(16.12.2005 19:01)
Es irritiert schon, wenn man an frühere Fallbeispiele denkt, die in der bundesrepublikanischen Presse ausführlich dargestellt worden sind. Auch im Vergleich zu ähnlichen Entführungsfällen in Italien, Frankreich und Spanien wird die Situation des Entführungsopfers Susanne Osthoff fast verschwiegen oder verschwindet hinter Schlagzeilen wie EU-Finanzierung, CIA-Folter und Eigenheimförderung. Fast scheu beschäftigt sich die deutsche Öffentlichkeit mit diesem Entführungsfall, als ob Archäologin und konvertierte Muslima einen Makel darstellen. Deshalb will die UO-Redaktion an dieser Stelle auf das Engagement von Frau Osthoff im Irak aufmerksam machen, das ungewöhnlich ist und mit dem in Deutschland beständig geforderten Begriff Zivilcourage nur unzureichend beschrieben werden kann.
Ausgangspunkt: Irak-Intervention der USA
„Das Leid der 43-jährigen Archäologin und ihres Fahrers ist auf dem Foto nur zu ahnen, eines aber ist deutlich: Es zeigt Susanne Osthoff in der Opferrolle. Nach allem, was man über sie weiß, muss allein das eine Horrorsituation für die umtriebige Bayerin sein, die doch ihrerseits die Hilfe für die Not leidende Bevölkerung im Irak in den vergangenen Jahren zu ihrer Lebensaufgabe gemacht hat. „Wenn Sie wissen, wie die Menschen leiden, da kann man nicht warten, da muss man handeln“, hat Susanne Osthoff im März 2004 gesagt, als sie den „Tassilo“-Preis der „Süddeutschen Zeitung“ für Zivilcourage verliehen bekam. Osthoff hatte es im Jahr zuvor als erste Deutsche noch während des laufenden Irakkriegs geschafft, einen Lastwagen mit Medikamenten von Damaskus nach Bagdad zu bringen. Die angesehene internationale Hilfsorganisation IPPNW war seinerzeit froh, die fließend Arabisch sprechende Frau, die schon während ihres Studiums in München den Irak als ihre Leidenschaft entdeckt hatte, als Transportbegleiterin zu gewinnen. „Sie kennt dort unten Gott und die Welt“, heißt es anerkennend bei IPPNW, „und sie hat es damals wirklich geschafft, dass die Medikamente an ihren Bestimmungsort kamen und der Transport vorher nicht geplündert wurde.“ Angeblich hatte Osthoff damals Beduinen-Schleichwege quer durch die Wüste genutzt, um Überfällen auf den Lastwagen zu entgehen. Nach ihrer Ankunft in Bagdad erkrankte sie an Typhus.

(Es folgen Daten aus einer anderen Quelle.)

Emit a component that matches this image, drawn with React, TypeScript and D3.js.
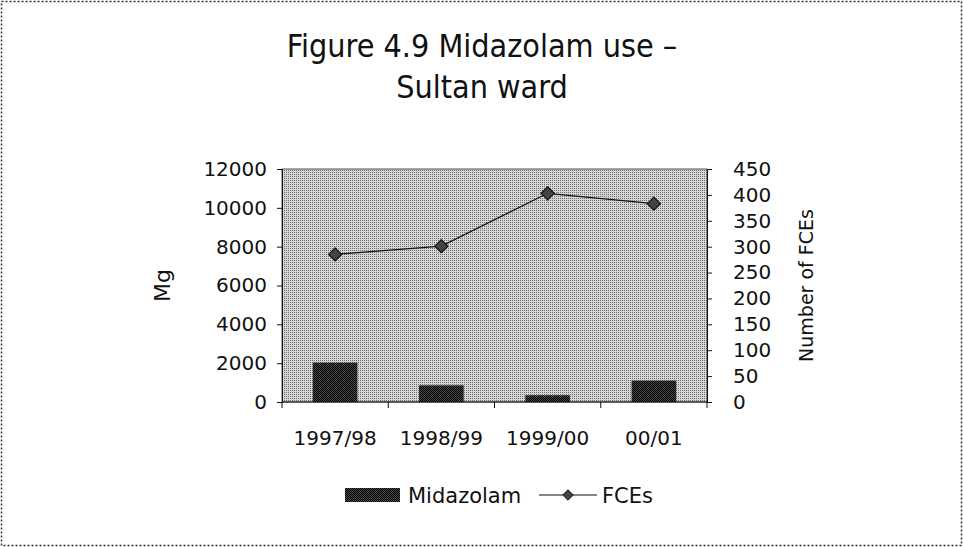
import React, { useEffect, useRef } from 'react';
import * as d3 from 'd3';

const years = ['1997/98', '1998/99', '1999/00', '00/01'];
const midazolam = [2030, 860, 350, 1100];
const fces = [285, 301, 403, 383];
const leftTicks = [0, 2000, 4000, 6000, 8000, 10000, 12000];
const rightTicks = [0, 50, 100, 150, 200, 250, 300, 350, 400, 450];

const W = 963;
const H = 547;

const App: React.FC = () => {
  const svgRef = useRef<SVGSVGElement>(null);

  useEffect(() => {
    if (!svgRef.current) return;
    const svg = d3.select(svgRef.current);
    svg.selectAll('*').remove();

    const left = 282, right = 707, top = 169, bottom = 402;
    const font = 'DejaVu Sans';

    const x = d3.scaleBand<string>().domain(years).range([left, right]).paddingInner(0.58).paddingOuter(0.29);
    const xb = d3.scaleBand<string>().domain(years).range([left, right]);
    const yL = d3.scaleLinear().domain([0, 12000]).range([bottom, top]);
    const yR = d3.scaleLinear().domain([0, 450]).range([bottom, top]);

    const defs = svg.append('defs');
    const bg = defs.append('pattern').attr('id', 'bgdots').attr('width', 2).attr('height', 2)
      .attr('patternUnits', 'userSpaceOnUse');
    bg.append('rect').attr('width', 2).attr('height', 2).attr('fill', '#d6d6d6');
    bg.append('rect').attr('width', 1).attr('height', 1).attr('fill', '#6e6e6e');
    const bar = defs.append('pattern').attr('id', 'bardots').attr('width', 2).attr('height', 2)
      .attr('patternUnits', 'userSpaceOnUse');
    bar.append('rect').attr('width', 2).attr('height', 2).attr('fill', '#4a4a4a');
    bar.append('rect').attr('width', 1).attr('height', 1).attr('fill', '#000');
    bar.append('rect').attr('x', 1).attr('y', 1).attr('width', 1).attr('height', 1).attr('fill', '#000');

    // outer dashed frame
    svg.append('rect').attr('x', 1.5).attr('y', 1.5).attr('width', W - 3).attr('height', H - 3)
      .attr('fill', 'white').attr('stroke', '#333').attr('stroke-width', 1.5).attr('stroke-dasharray', '2,2');

    // title
    const title = svg.append('text').attr('text-anchor', 'middle').attr('font-family', 'DejaVu Sans Condensed')
      .attr('font-size', 32).attr('fill', '#111');
    title.append('tspan').attr('x', 482).attr('y', 57).text('Figure 4.9 Midazolam use –');
    title.append('tspan').attr('x', 482).attr('y', 98).text('Sultan ward');

    // plot area
    svg.append('rect').attr('x', left).attr('y', top).attr('width', right - left).attr('height', bottom - top)
      .attr('fill', 'url(#bgdots)').attr('stroke', '#555').attr('stroke-width', 1);

    // bars
    svg.append('g').selectAll('rect').data(midazolam).join('rect')
      .attr('x', (_, i) => x(years[i])!)
      .attr('y', d => yL(d))
      .attr('width', x.bandwidth())
      .attr('height', d => bottom - yL(d))
      .attr('fill', 'url(#bardots)');

    // axes
    const axL = svg.append('g').attr('transform', `translate(${left},0)`)
      .call(d3.axisLeft(yL).tickValues(leftTicks).tickSize(5).tickPadding(10).tickFormat(d3.format('d')));
    const axR = svg.append('g').attr('transform', `translate(${right},0)`)
      .call(d3.axisRight(yR).tickValues(rightTicks).tickSize(5).tickPadding(22).tickFormat(d3.format('d')));
    [axL, axR].forEach(a => {
      a.select('.domain').attr('stroke', '#111');
      a.selectAll('line').attr('stroke', '#111');
      a.selectAll('text').attr('font-family', font).attr('font-size', 20).attr('fill', '#111');
    });
    axR.selectAll('text').attr('text-anchor', 'start').attr('x', 26);

    const xAxis = svg.append('g').attr('transform', `translate(0,${bottom})`);
    xAxis.append('line').attr('x1', left).attr('x2', right).attr('stroke', '#111');
    xAxis.selectAll('line.tick').data(d3.range(years.length + 1)).join('line').attr('class', 'tick')
      .attr('x1', i => left + i * xb.step()).attr('x2', i => left + i * xb.step())
      .attr('y1', 0).attr('y2', 6).attr('stroke', '#111');
    xAxis.selectAll('text').data(years).join('text')
      .attr('x', d => xb(d)! + xb.bandwidth() / 2).attr('y', 43)
      .attr('text-anchor', 'middle').attr('font-family', font).attr('font-size', 20).attr('fill', '#111')
      .text(d => d);

    // axis titles
    svg.append('text').attr('transform', `translate(170,${(top + bottom) / 2}) rotate(-90)`)
      .attr('text-anchor', 'middle').attr('font-family', font).attr('font-size', 22).attr('fill', '#111').text('Mg');
    svg.append('text').attr('transform', `translate(813,${(top + bottom) / 2}) rotate(-90)`)
      .attr('text-anchor', 'middle').attr('font-family', font).attr('font-size', 19).attr('fill', '#111').text('Number of FCEs');

    // line
    const cx = (i: number) => x(years[i])! + x.bandwidth() / 2;
    const line = d3.line<number>().x((_, i) => cx(i)).y(d => yR(d));
    svg.append('path').datum(fces).attr('d', line).attr('fill', 'none').attr('stroke', '#111').attr('stroke-width', 1.2);
    const diamond = d3.symbol().type(d3.symbolDiamond2).size(110);
    svg.append('g').selectAll('path').data(fces).join('path')
      .attr('transform', (d, i) => `translate(${cx(i)},${yR(d)})`)
      .attr('d', diamond).attr('fill', '#444').attr('stroke', '#111').attr('stroke-width', 1.2);

    // legend
    const ly = 496;
    const lg = svg.append('g');
    lg.append('rect').attr('x', 345).attr('y', ly - 8).attr('width', 55).attr('height', 14).attr('fill', 'url(#bardots)');
    lg.append('text').attr('x', 408).attr('y', ly + 7).attr('font-family', font).attr('font-size', 21).attr('fill', '#111').text('Midazolam');
    lg.append('line').attr('x1', 539).attr('x2', 597).attr('y1', ly - 1).attr('y2', ly - 1).attr('stroke', '#111').attr('stroke-width', 1.2);
    lg.append('path').attr('transform', `translate(568,${ly - 1})`).attr('d', d3.symbol().type(d3.symbolDiamond2).size(70))
      .attr('fill', '#444').attr('stroke', '#111');
    lg.append('text').attr('x', 602).attr('y', ly + 7).attr('font-family', font).attr('font-size', 21).attr('fill', '#111').text('FCEs');
  }, []);

  return <svg ref={svgRef} width={W} height={H} style={{ position: 'absolute', left: 0, top: 0 }} />;
};

export default App;
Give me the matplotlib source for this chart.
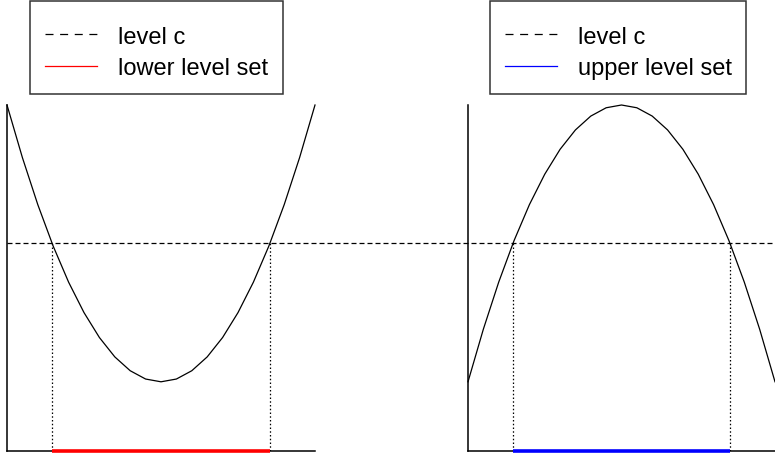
import matplotlib.pyplot as plt
from matplotlib.lines import Line2D
from matplotlib.path import Path

# curve samples (same x grid for both panels)
x = [0, 0.5, 1, 1.5, 2, 2.5, 3, 3.5, 4, 4.5, 5, 5.5, 6, 6.5, 7, 7.5, 8, 8.5, 9, 9.5, 10]
y_convex = [10, 8.48, 7.12, 5.92, 4.88, 4.0, 3.28, 2.72, 2.32, 2.08, 2.0,
            2.08, 2.32, 2.72, 3.28, 4.0, 4.88, 5.92, 7.12, 8.48, 10]
y_concave = [2.0, 3.52, 4.88, 6.08, 7.12, 8.0, 8.72, 9.28, 9.68, 9.92, 10,
             9.92, 9.68, 9.28, 8.72, 8.0, 7.12, 6.08, 4.88, 3.52, 2.0]
level_c = 6.0
lower_set = [1.46, 8.54]
upper_set = [1.46, 8.54]

W, H = 775, 456
fig = plt.figure(figsize=(W / 100, H / 100), dpi=100)
plt.rcParams['font.family'] = ['Liberation Sans', 'DejaVu Sans']

ax1 = fig.add_axes([7 / W, 4 / H, 308 / W, 346 / H])
ax2 = fig.add_axes([468 / W, 4 / H, 307 / W, 346 / H])
ax2.patch.set_visible(False)

def panel(ax, y, seg, color):
    ax.plot(x, y, color='black', lw=0.9, clip_on=False)
    for xs in seg:
        ax.plot([xs, xs], [0, level_c], color='black', lw=0.9,
                linestyle=(0, (1.2, 1.8)))
    ax.plot(seg, [0, 0], color=color, lw=2.6, solid_capstyle='butt', zorder=5, clip_on=False)
    ax.set_xlim(0, 10)
    ax.set_ylim(0, 10)
    ax.set_xticks([])
    ax.set_yticks([])
    for s in ['top', 'right']:
        ax.spines[s].set_visible(False)
    for s in ['left', 'bottom']:
        ax.spines[s].set_linewidth(1.1)

panel(ax1, y_convex, lower_set, 'red')
panel(ax2, y_concave, upper_set, 'blue')

# level c runs across the whole figure
ax1.axhline(level_c, xmin=0, xmax=768 / 308, color='black', lw=0.9,
            linestyle=(0, (4, 2.4)), clip_on=False, zorder=6)

TOP_PAD = 10  # extra padding above the legend rows, px

def tall_box(x0, y0, width, height, mutation_size):
    return Path([(x0, y0), (x0 + width, y0),
                 (x0 + width, y0 + height + TOP_PAD), (x0, y0 + height + TOP_PAD),
                 (x0, y0)], closed=True)

def legend(xpx, label, color):
    handles = [Line2D([], [], color='black', lw=0.9, linestyle=(0, (6.4, 5.3))),
               Line2D([], [], color=color, lw=0.9)]
    leg = fig.legend(handles, ['level c', label], loc='upper left',
                     bbox_to_anchor=(xpx / W, 1 - (2 + TOP_PAD) / H), fontsize=17,
                     frameon=True, fancybox=False, edgecolor='black',
                     handlelength=2.2, handletextpad=0.9, borderpad=0.62,
                     labelspacing=0.4, borderaxespad=0)
    leg.get_frame().set_linewidth(1.1)
    leg.get_frame().set_boxstyle(tall_box)

legend(30, 'lower level set', 'red')
legend(490, 'upper level set', 'blue')

fig.savefig('out.png', dpi=100)
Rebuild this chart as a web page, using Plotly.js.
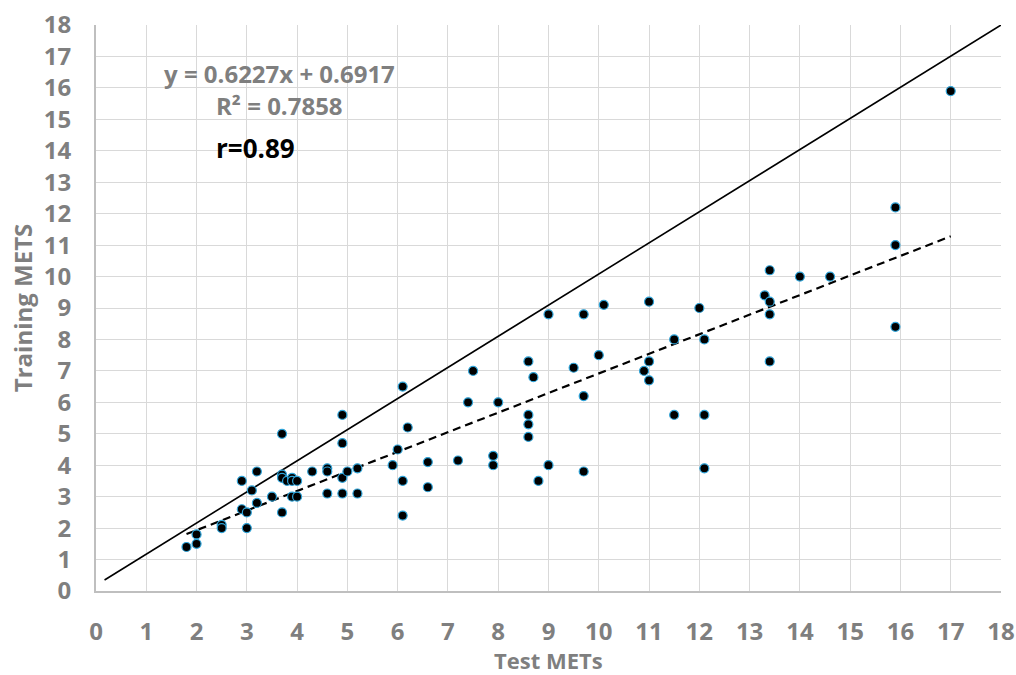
<!DOCTYPE html>
<html>
<head>
<meta charset="utf-8">
<script src="https://cdn.plot.ly/plotly-3.0.1.min.js"></script>
<style>html,body{margin:0;padding:0;background:#fff;}#chart{width:1016px;height:675px;}</style>
</head>
<body>
<div id="chart"></div>
<script>
var testMETs = [1.8,2,2,2.5,2.5,3,2.9,3,2.9,3.1,3.2,3.2,3.5,3.7,3.7,3.7,3.7,3.8,3.9,3.9,4.0,3.9,4.0,4.3,4.6,4.6,4.6,4.9,4.9,4.9,4.9,5.0,5.2,5.2,5.9,6.0,6.1,6.1,6.1,6.2,6.6,6.6,7.2,7.4,7.5,7.9,7.9,8.0,8.6,8.6,8.6,8.6,8.7,8.8,9.0,9.5,9.0,9.7,10.1,11.0,12.0,13.3,13.4,13.4,13.4,13.4,11.5,12.1,11.0,10.9,11.0,10.0,9.7,11.5,12.1,12.1,9.7,17.0,15.9,15.9,15.9,14.0,14.6];
var trainingMETs = [1.4,1.8,1.5,2.1,2.0,2.0,2.6,2.5,3.5,3.2,2.8,3.8,3.0,2.5,5.0,3.7,3.6,3.5,3.6,3.5,3.5,3.0,3.0,3.8,3.9,3.8,3.1,5.6,4.7,3.6,3.1,3.8,3.9,3.1,4.0,4.5,6.5,3.5,2.4,5.2,4.1,3.3,4.15,6.0,7.0,4.3,4.0,6.0,7.3,5.6,5.3,4.9,6.8,3.5,4.0,7.1,8.8,8.8,9.1,9.2,9.0,9.4,10.2,9.2,8.8,7.3,8.0,8.0,7.3,7.0,6.7,7.5,6.2,5.6,5.6,3.9,3.8,15.9,12.2,11.0,8.4,10.0,10.0];
var trendX = [1.8, 17];
var trendY = [1.81, 11.28];
var refX = [0.17, 18];
var refY = [0.35, 18];
var tickVals = [0,1,2,3,4,5,6,7,8,9,10,11,12,13,14,15,16,17,18];
var eqText = "y = 0.6227x + 0.6917";
var r2Text = "R² = 0.7858";
var rText = "r=0.89";
var xTitle = "Test METs";
var yTitle = "Training METS";

var FONT = "'Open Sans', Lato, sans-serif";
var GRAY = "#7f7f7f";

var traces = [
  {x: refX, y: refY, mode: "lines", type: "scatter", line: {color: "#000", width: 1.6}, hoverinfo: "skip", showlegend: false},
  {x: trendX, y: trendY, mode: "lines", type: "scatter", line: {color: "#000", width: 2.2, dash: "8px,5px"}, hoverinfo: "skip", showlegend: false},
  {x: testMETs, y: trainingMETs, mode: "markers", type: "scatter",
   marker: {color: "#000", size: 9, line: {color: "#2ea3d8", width: 1.2}}, showlegend: false}
];

var layout = {
  width: 1016, height: 675,
  margin: {l: 96, r: 15, t: 25, b: 84},
  paper_bgcolor: "#fff", plot_bgcolor: "#fff",
  font: {family: FONT, color: GRAY},
  xaxis: {
    range: [0, 18], tickvals: tickVals, ticktext: tickVals.map(String),
    showgrid: true, gridcolor: "#d9d9d9", gridwidth: 1,
    showline: true, linecolor: "#bfbfbf", linewidth: 2,
    zeroline: false, ticks: "", ticklabelstandoff: 18,
    tickfont: {family: FONT, size: 24, color: GRAY, weight: 700}
  },
  yaxis: {
    range: [0, 18], tickvals: tickVals, ticktext: tickVals.map(String),
    showgrid: true, gridcolor: "#d9d9d9", gridwidth: 1,
    showline: true, linecolor: "#bfbfbf", linewidth: 2,
    zeroline: false, ticks: "", ticklabelstandoff: 18,
    tickfont: {family: FONT, size: 24, color: GRAY, weight: 700},
    title: {text: yTitle, font: {family: FONT, size: 24, color: GRAY, weight: 700}, standoff: 4}
  },
  annotations: [
    {x: 0.5, y: -0.1219, xref: "paper", yref: "paper", yanchor: "middle", text: xTitle, showarrow: false,
     borderpad: 0, font: {family: FONT, size: 22, color: GRAY, weight: 700}},
    {x: 3.65, y: 16.45, xref: "x", yref: "y", text: eqText, showarrow: false,
     font: {family: FONT, size: 24, color: GRAY, weight: 700}},
    {x: 3.65, y: 15.45, xref: "x", yref: "y", text: r2Text, showarrow: false,
     font: {family: FONT, size: 24, color: GRAY, weight: 700}},
    {x: 3.17, y: 14.1, xref: "x", yref: "y", text: rText, showarrow: false,
     font: {family: FONT, size: 26, color: "#000", weight: 700}}
  ]
};

Plotly.newPlot("chart", traces, layout, {displayModeBar: false, staticPlot: true});
</script>
</body>
</html>
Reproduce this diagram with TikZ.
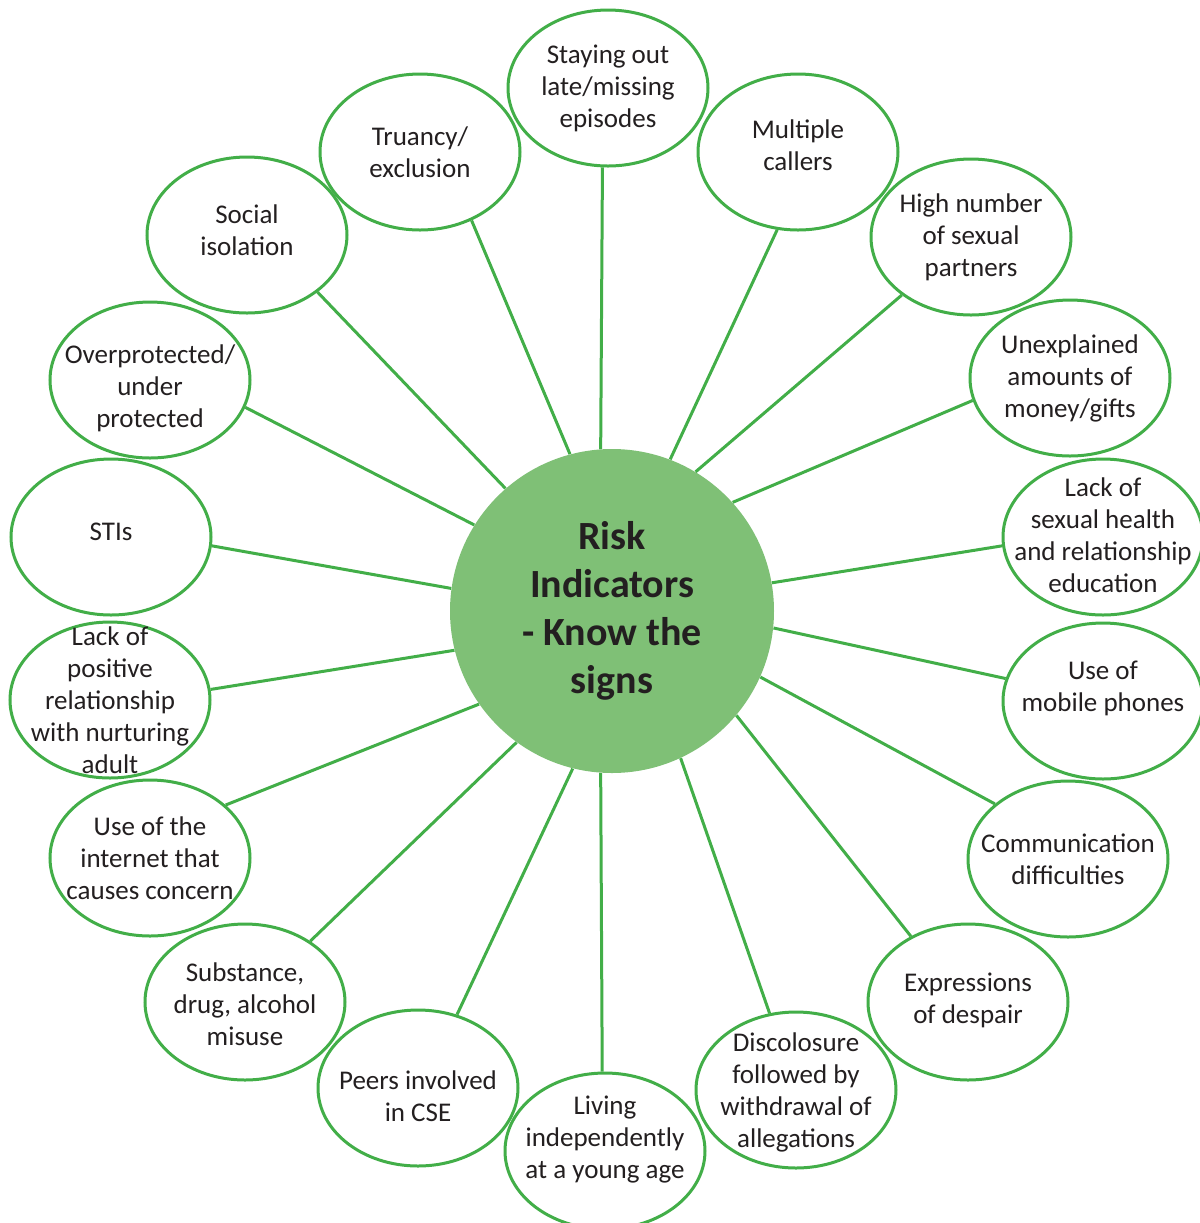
\documentclass[tikz,border=0pt]{standalone}
\usepackage{fontspec}
\setmainfont{Carlito}
\usepackage{tikz}
\usetikzlibrary{shapes.geometric}
\definecolor{mgreen}{RGB}{66, 174, 72}
\definecolor{lgreen}{RGB}{127, 192, 118}
\definecolor{ink}{RGB}{35, 31, 32}
\tikzset{bubble/.style 2 args = {ellipse, draw = mgreen, line width = 1.5pt, fill = white,
                          minimum width = 100pt, minimum height = 78pt, inner sep = 0,
                          label = {[align = center, text = ink, yshift = #2,
                                    font = \fontsize{13.5}{16}\selectfont]center:#1}}}
\tikzset{hub/.style = {circle, fill = lgreen, minimum size = 162pt, inner sep = 0,
                       align = center, text = ink,
                       font = \fontsize{20}{24}\selectfont\bfseries}}
\tikzset{spoke/.style = {mgreen, line width = 1.5pt}}

\begin{document}
\begin{tikzpicture}[x = 0.5pt, y = -0.5pt]
      \useasboundingbox (0, 0) rectangle (1200, 1223);
      \clip (0, 0) rectangle (1200, 1223);

      \node [hub] (risk) at (612, 611) {Risk\\Indicators\\- Know the\\signs};

      \node [bubble = {Staying out\\late/missing\\episodes}{0pt}] (stay) at (608, 88) {};
      \node [bubble = {Multiple\\callers}{3.5pt}] (callers) at (798, 152) {};
      \node [bubble = {High number\\of sexual\\partners}{0pt}] (partners) at (971, 237) {};
      \node [bubble = {Unexplained\\amounts of\\money/gifts}{0pt}] (money) at (1070, 378) {};
      \node [bubble = {Lack of\\sexual health\\and relationship\\education}{1pt}] (sexed) at (1103, 537) {};
      \node [bubble = {Use of\\mobile phones}{6.5pt}] (mobile) at (1103, 701) {};
      \node [bubble = {Communication\\difficulties}{0pt}] (comms) at (1068, 859) {};
      \node [bubble = {Expressions\\of despair}{1pt}] (despair) at (968, 1002) {};
      \node [bubble = {Discolosure\\followed by\\withdrawal of\\allegations}{-1pt}] (disclose) at (796, 1090) {};
      \node [bubble = {Living\\independently\\at a young age}{5.5pt}] (living) at (605, 1151) {};
      \node [bubble = {Peers involved\\in CSE}{-4pt}] (peers) at (418, 1088) {};
      \node [bubble = {Substance,\\drug, alcohol\\misuse}{-1pt}] (substance) at (245, 1002) {};
      \node [bubble = {Use of the\\internet that\\causes concern}{0pt}] (internet) at (150, 858) {};
      \node [bubble = {Lack of\\positive\\relationship\\with nurturing\\adult}{0pt}] (adult) at (110, 700) {};
      \node [bubble = {STIs}{2.5pt}] (stis) at (111, 537) {};
      \node [bubble = {Overprotected/\\under\\protected}{-4pt}] (protect) at (150, 380) {};
      \node [bubble = {Social\\isolation}{2.5pt}] (isolation) at (247, 235) {};
      \node [bubble = {Truancy/\\exclusion}{0pt}] (truancy) at (420, 152) {};

      % spokes from each sign to the hub
      \draw [spoke] (stay.-94) -- (risk.94);
      \draw [spoke] (callers.-105) -- (risk.69);
      \draw [spoke] (partners.-140) -- (risk.59);
      \draw [spoke] (money.-167) -- (risk.42);
      \draw [spoke] (sexed.185) -- (risk.10);
      \draw [spoke] (mobile.167) -- (risk.-6);
      \draw [spoke] (comms.143) -- (risk.-24);
      \draw [spoke] (despair.131) -- (risk.-40);
      \draw [spoke] (disclose.109) -- (risk.-65);
      \draw [spoke] (living.92) -- (risk.-94);
      \draw [spoke] (peers.62) -- (risk.-104);
      \draw [spoke] (substance.43) -- (risk.-126);
      \draw [spoke] (internet.35) -- (risk.-145);
      \draw [spoke] (adult.6) -- (risk.-166);
      \draw [spoke] (stis.-5) -- (risk.172);
      \draw [spoke] (protect.-16) -- (risk.148);
      \draw [spoke] (isolation.-39) -- (risk.131);
      \draw [spoke] (truancy.-53) -- (risk.105);
    \end{tikzpicture}
\end{document}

Ein harter Einsatz ist das, rücksichtslos gegen sich selbst, immer im Dienst der Sache. Es scheint ihr Lebensmotto zu sein. Der Frankfurter Arzt Ulrich Gottstein, der sie im Mai 2004 im vom Krieg zerstörten Bagdad traf, um ihr, die „sehr knapp mit Geld war“, finanziell unter die Arme zu greifen, erinnert sich an eine vor Energie strotzende „arabisch gekleidete“ Frau, die gleichwohl „tieftraurig über das Elend der Menschen dort unten war“. Wehmut. Trauer. Wut. Waren das die Antriebsfedern der Susanne Osthoff? Hat sie, die noch zu Kriegszeiten einmal ihre Hilfsphilosophie so beschrieben hat: „Die Flüchtlinge kommen nicht raus, also muss ich rein“, dabei womöglich die Gefahr für ihr eigenes Leben übersehen? „Wenn man nass ist, dann spürt man den Regen nicht mehr“, hat Susanne Osthoff, Mutter einer elfjährigen, in Deutschland bei Freunden lebenden Tochter, einmal gesagt und damit ihr von viel Entbehrungen gekennzeichnetes Engagement für die Menschen im Irak zu erklären versucht.
Doch in der Gemeinschaft der internationalen Hilfsorganisationen wird der Einsatz im Irak zunehmend als unverantwortbar gefährlich angesehen. So stellten im vergangenen Jahr viele ausländische Organisationen nach und nach ihre Arbeit ein. „Im Irak kann man nicht mehr arbeiten“, sagt ein Mitarbeiter einer Hilfsorganisation, der schon vor dem Krieg in Bagdad war und auch die entführte Susanne Osthoff kennt. „Der Aufwand und die Gefahr stehen in keinem Verhältnis zum Resultat mehr“, fasst er, der ungenannt bleiben will, seine Erfahrungen zusammen – nichts sei mehr vorhersehbar, keiner der in anderen Krisenregionen üblichen Schutzmechanismen greife mehr.